Mr. O’Hare said one of the things that stood out about Mr. Cornelius was an ability to “sell himself.” “I just realized that this guy is good. When you see something good, you know it’s good,” he said. Mr. O’Hare credits his friend with being an “example” in his life.

“Don was the personification in my opinion of one who knew what he wanted to do and said I’m going to do it and he did it.” said Mr. O’Hare. Don Cornelius was going after what was needed, he added.

Mr. Cornelius’ was an innovator and entrepreneur during a turbulent time in the history of America including the volatile 1960s civil rights movement and an era in which the Black presence on television was practically nonexistent. This makes the success of Mr.
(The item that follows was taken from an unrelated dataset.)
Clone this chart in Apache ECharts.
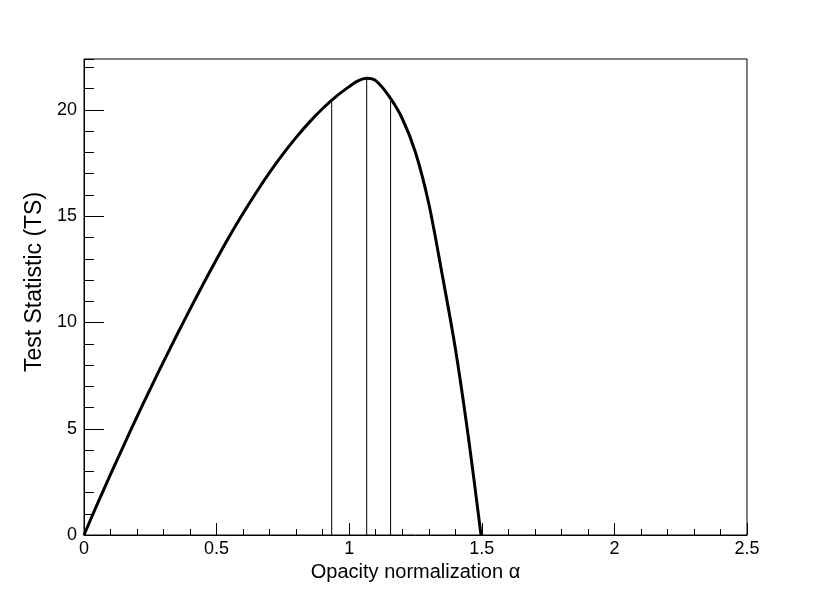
<!DOCTYPE html>
<html>
<head>
<meta charset="utf-8">
<script src="https://cdn.jsdelivr.net/npm/echarts@6/dist/echarts.min.js"></script>
<style>html,body{margin:0;padding:0;background:#fff;}#c{width:830px;height:596px;}</style>
</head>
<body>
<div id="c"></div>
<script>
// Curve: test statistic vs opacity normalization
const alphaValues = [0, 0.05, 0.1, 0.15, 0.2, 0.25, 0.3, 0.35, 0.4, 0.45, 0.5, 0.55, 0.6, 0.65, 0.7, 0.75, 0.8, 0.85, 0.9, 0.95, 1.0, 1.033, 1.066, 1.1, 1.15, 1.2, 1.25, 1.3, 1.35, 1.4, 1.45, 1.497];
const tsValues    = [0, 1.45, 2.85, 4.22, 5.57, 6.88, 8.16, 9.41, 10.63, 11.82, 12.98, 14.09, 15.14, 16.13, 17.06, 17.92, 18.71, 19.43, 20.07, 20.63, 21.1, 21.37, 21.49, 21.38, 20.65, 19.6, 18.0, 15.6, 12.3, 8.8, 4.55, 0];
// Vertical marker lines (best fit and interval bounds)
const markerX = [0.934, 1.066, 1.156];
const markerY = [20.42, 21.49, 20.42];
const xTickLabels = ["0", "0.5", "1", "1.5", "2", "2.5"];
const yTickLabels = ["0", "5", "10", "15", "20"];

const font = "Liberation Sans";
const chart = echarts.init(document.getElementById('c'), null, {renderer: 'canvas'});

const series = [{
  type: 'line', xAxisIndex: 0, yAxisIndex: 0,
  data: alphaValues.map((a, i) => [a, tsValues[i]]),
  showSymbol: false, smooth: 0.3,
  lineStyle: {color: '#000', width: 3},
  z: 5, silent: true
}];
markerX.forEach((mx, i) => {
  series.push({
    type: 'line', xAxisIndex: 0, yAxisIndex: 0,
    data: [[mx, 0], [mx, markerY[i]]],
    showSymbol: false,
    lineStyle: {color: '#000', width: 1},
    z: 4, silent: true
  });
});

chart.setOption({
  animation: false,
  backgroundColor: '#fff',
  grid: {left: 84, right: 83, top: 59, bottom: 61, show: true, borderColor: '#000', borderWidth: 1, backgroundColor: 'transparent'},
  xAxis: [{
    type: 'value', min: 0, max: 2.5, interval: 0.5,
    name: 'Opacity normalization α', nameLocation: 'middle', nameGap: 22,
    nameTextStyle: {fontFamily: font, fontSize: 20, color: '#000'},
    axisLine: {show: true, onZero: false, lineStyle: {color: '#000', width: 1}},
    axisTick: {show: true, inside: true, length: 12, lineStyle: {color: '#000'}},
    minorTick: {show: true, splitNumber: 5, length: 6, lineStyle: {color: '#000'}},
    splitLine: {show: false},
    axisLabel: {fontFamily: font, fontSize: 18, color: '#000', margin: 5,
      formatter: v => { const i = Math.round(v / 0.5); return xTickLabels[i] !== undefined ? xTickLabels[i] : ''; }}
  }],
  yAxis: [{
    type: 'value', min: 0, max: 22.4, interval: 5,
    name: 'Test Statistic (TS)', nameLocation: 'middle', nameGap: 32,
    nameTextStyle: {fontFamily: font, fontSize: 23, color: '#000', padding: [0, 0, 0, 30]},
    axisLine: {show: true, onZero: false, lineStyle: {color: '#000', width: 1}},
    axisTick: {show: true, inside: true, length: 20, lineStyle: {color: '#000'}},
    splitLine: {show: false},
    axisLabel: {fontFamily: font, fontSize: 18, color: '#000', margin: 7, showMaxLabel: false,
      formatter: v => { const i = Math.round(v / 5); return (Math.abs(v - i * 5) < 1e-6 && yTickLabels[i] !== undefined) ? yTickLabels[i] : ''; }}
  }, {
    type: 'value', min: 0, max: 22.4, interval: 1, position: 'left',
    axisLine: {show: false},
    axisTick: {show: true, inside: true, length: 10, lineStyle: {color: '#000'}},
    splitLine: {show: false},
    axisLabel: {show: false}
  }],
  series: series
});
</script>
</body>
</html>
Cornelius all the more relevant today, argue some analysts.

There will always be a need for Black television shows and Black opinion in media, said Mr. McGill. “You can look at television today and compare it to television 20 years ago and it really doesn’t seem like there’s been a lot of progress made as far as Black producers and shows that depict real Black life. Soul Train was a reality show. That was Black reality,” he said.

“You look at television today and what we have that depicts African-Americans does not do that in a positive way,” said Mr. McGill. “When you look at where we are in the media today, Black representation in the media today, we are not better than we were 20 years ago and in some cases we’re not even putting out the way we did 20 years ago.”

“There’s always need for pioneers and people who are determined like Don Cornelius from our community to get out here and establish themselves the way that Don Cornelius did,” he said.